Sometimes the song has a good Verse (often 16 bars), so the plan may be to work through the Verse once before embarking of several treatments of the Chorus – perhaps returning once more to the Verse before finishing.

But with more complex structures, notably the classically-composed tunes of the 1920s, you often find two or more themes – each a little melody in itself and each with its own chord structure.

Often there is a key change, too. So a composition by King Oliver or Clarence Williams or Jelly Roll Morton may be structured like this: 

INTRODUCTION : Usually two or four bars. 

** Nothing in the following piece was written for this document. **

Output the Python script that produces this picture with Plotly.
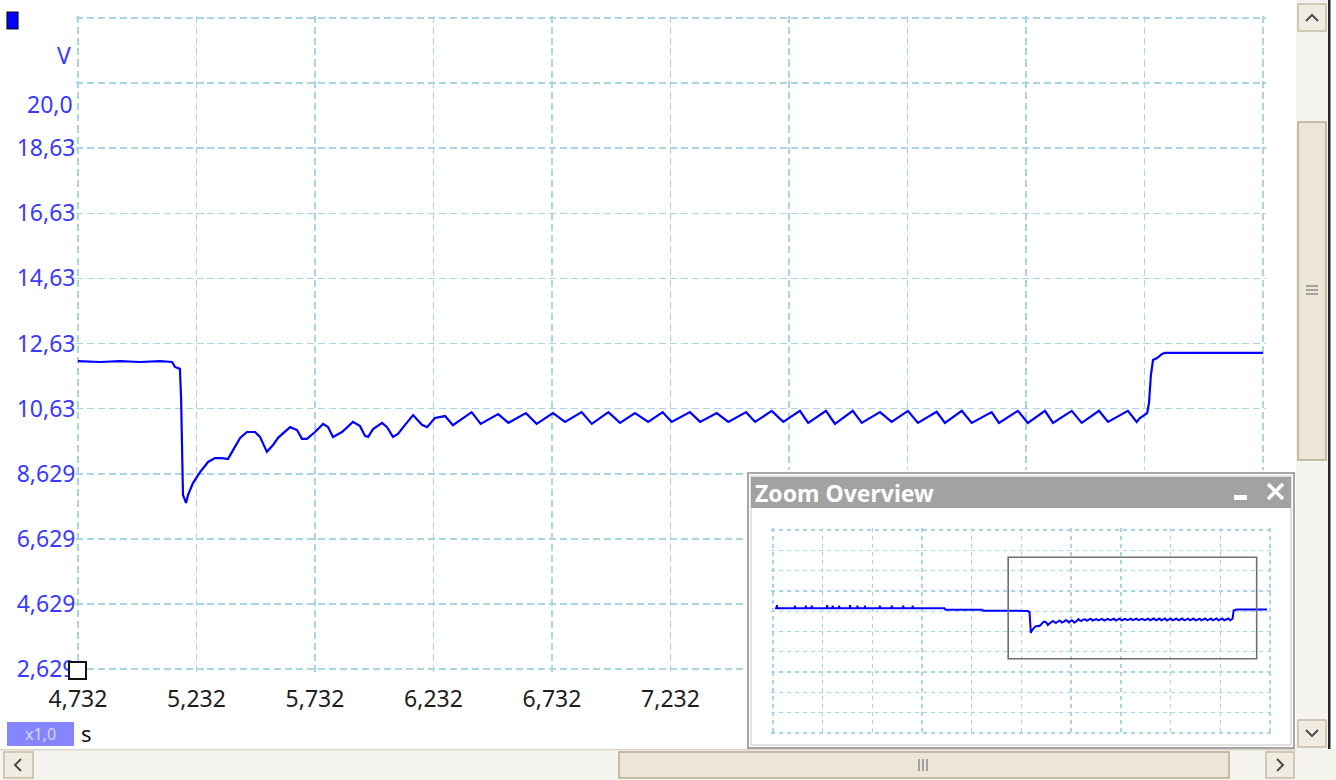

THEME A : Usually 16 or 32 bars. 

THEME B : Usually 16 or 32 bars. 

BRIDGE (A short linking, transitional passage, often leading to a key change). 

THEME C : Usually 32 bars. 

It often happens that the band agrees to play Theme A twice and then Theme B twice and then Theme A once more before tackling the Bridge. (This is also a very common procedure with classic rags written before 1920.) After that, they may remain on Theme C, playing it several times, with various improvisations. They will probably end with an Ensemble Chorus and perhaps a Coda.

Of course, this pattern can be varied in many ways. For example, a band may choose to play a number of solo choruses on Theme B, before playing the Bridge.

These structural patterns can be traced back to such classical composers as Haydn and Mozart. Well into the Nineteenth Century such an ichnography found its way into brass band music and eventually into ragtime structures. Theme C (usually involving the key change) was often called ‘The Trio’ in classical music and was still labelled as such in the sheet music of popular tunes in the early Twentieth Century. Even today it is sometimes still called the Trio by practising musicians.
If all this makes little sense to you, let me give you a practical example. Have a look at Tuba Skinny playing ‘Cushion Foot Stomp’ and let me talk you through their performance. I am referring to this video: 

This is a Clarence Williams composition with three themes. Here's how this performance is structured. 

(1) EIGHT-BAR INTRODUCTION : 03 seconds - 13 seconds. 

(2) THEME A (standard 12-bar) : 14 secs. - 29 secs. Craig leading with the main melody. 

(3) THEME B (24 bars) : Todd leading, with Shaye 'decorating' : 30 secs. - 1 min. 01 secs. 

(4) THEME B (24 bars) : Craig leading, with Shaye 'decorating’ : 1 min. 02 secs - 1 min. 33 secs. 

(5) THEME A (the 12-bar again) : 1 min. 34 secs. - 1 min. 49 secs. 

(6) BRIDGE (4 bars, leading into Key Change - Key has been E flat until now but is about to become A flat) : 1 min. 50 secs - 1 min. 54 secs. 

(7) THEME C - Classically known as the TRIO. This is the Main Theme on which the piece settles, and is to be used as the basis for improvised solos. (16 bars in Ab, always with a ‘break’ on Bars 7 and 8) : Taken by Craig: 1 min. 55 secs – 2 mins. 16 secs. (You can hear his ‘break’ at 2 mins. 04 secs. - 2 mins. 05 secs.) 

(8) THEME C : Taken by Barnabus and including the ‘break’ - 2 mins. 17 secs – 2 mins. 37 secs. 

(9) THEME C : Taken by Shaye and including the ‘break’ - 2 mins. 38 secs – 2 mins. 59 secs. 

(10) THEME C : Taken by Max and including the ‘break’ - 3 mins. 00 secs – 3 mins. 19 secs. 

(11) THEME C : Taken by Todd and including the ‘break’ - 3 mins. 20 secs – 3 mins. 41 secs. 

(12) THEME C : Taken by Robin and including the ‘break’ - 3 mins. 42 secs – 4 mins. 02 secs. 

(13) THEME C : Taken by the full ensemble but with the ‘break’ allocated to Todd - 4 mins. 03 secs – 4 mins. 23 secs. 

(14) CODA (4 bars) : Initiated by Robin – 4 mins. 24 secs – 4 mins. 30 secs. 

For a performance to come out as slickly as this, all band members have to remember the agreed ichnography as well as the three principal melodies and the chord progressions.